Pejman Yousefzadeh (who has lots o' good stuff on his blog) has a Tech Central Station essay on how blogs affect political debate. As a case study, he looks at Josh Chafetz's recent triumph at the Oxford Union. The highlights from Pej:

What Chafetz's success shows is the ability of Blogosphere to be used as an instrument to rebut fallacious and inaccurate arguments in all sorts of public forums. With search engines built into many blogs, it is easy for people to look up information on a topic of interest, and then reference that information when desired. The Blogosphere can be -- and increasingly is -- a tool of rapid response that can churn out counterarguments to assertions made by journalists, politicians, and other public figures. Although blogging began as being a tool through which people could publicly express themselves on issues of importance to them, it has evolved into being a virtual war room -- and thus has established itself as a formidable presence in any public debate....
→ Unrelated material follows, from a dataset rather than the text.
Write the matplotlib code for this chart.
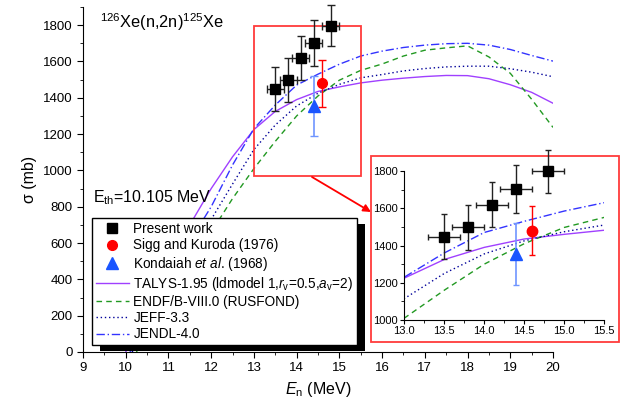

It's no surprise to see that Josh Chafetz was praised for his speech and that he was considered an outstandingly well-prepared advocate for his side. But even those with natural talent benefit from help, and Chafetz had the considerable advantage of being able to use the information accumulated in the Blogosphere to back up and advance his arguments. In doing so, he demonstrated anew the fact that blogs can be a potent and effective tool in rebutting clichés and pabulum -- in stark contrast to the days before blogs hit the big time, when conventional wisdom often went unchallenged and was routinely recycled by a media unchallenged by the decentralization and alternative viewpoints that have been brought to the public discourse thanks to blogging.

As someone with an interest in this topic, I must thank Pejman for adding to my reference list. His reward.... a footnote!! [That's a reward?--ed. For a U of C graduate, yes, it is.]

UPDATE: Robert Tagorda has further thoughts on this.

posted by Dan on 11.12.03 at 10:24 AM




Comments:

He's right, so far as it goes.

But I would also observe that most blogs come pretty close to reflecting a pretty dull and obvious kind of conventional wisdom.

Most liberal sites are collections of reasons why all of the most hard-hitting liberal arguments are reasonable and true. And there's a vast number of conservative sites that are really more pro-Bush than they are conservative -- that is, they defend pretty much anything the administration does and exude this partisan spirit that divides the world of the "good guys" who are rhetorically loyal to their man and the "other" awful folks who disagree.

Your site -- and OxBlog and CalPundit and Tacitus, etc -- are the exceptions to an otherwise pretty strong pattern in the blogosphere.

posted by: William Swann on 11.12.03 at 10:24 AM [permalink]



Did you read the New Republic article on Joe Trippi? The article says that Trippi's use of Dean's Blog For America is revolutionizing campaign politics.

posted by: Laura on 11.12.03 at 10:24 AM [permalink]



I'm fairly new to blogging, so the observation has probably been made before, but it appears that the blogosphere is becoming closer to the bulletin board system discussed by Orson Scott Card in _Ender's Game_ : namely a forum for people to rationally (and irrationally) debate and for memes to be established and distributed. The ability to fact-check was not something he mentioned, but is a somewhat logical extension of having fast, worldwide access.

So, how long before Atrios becomes the first Hegemon? :)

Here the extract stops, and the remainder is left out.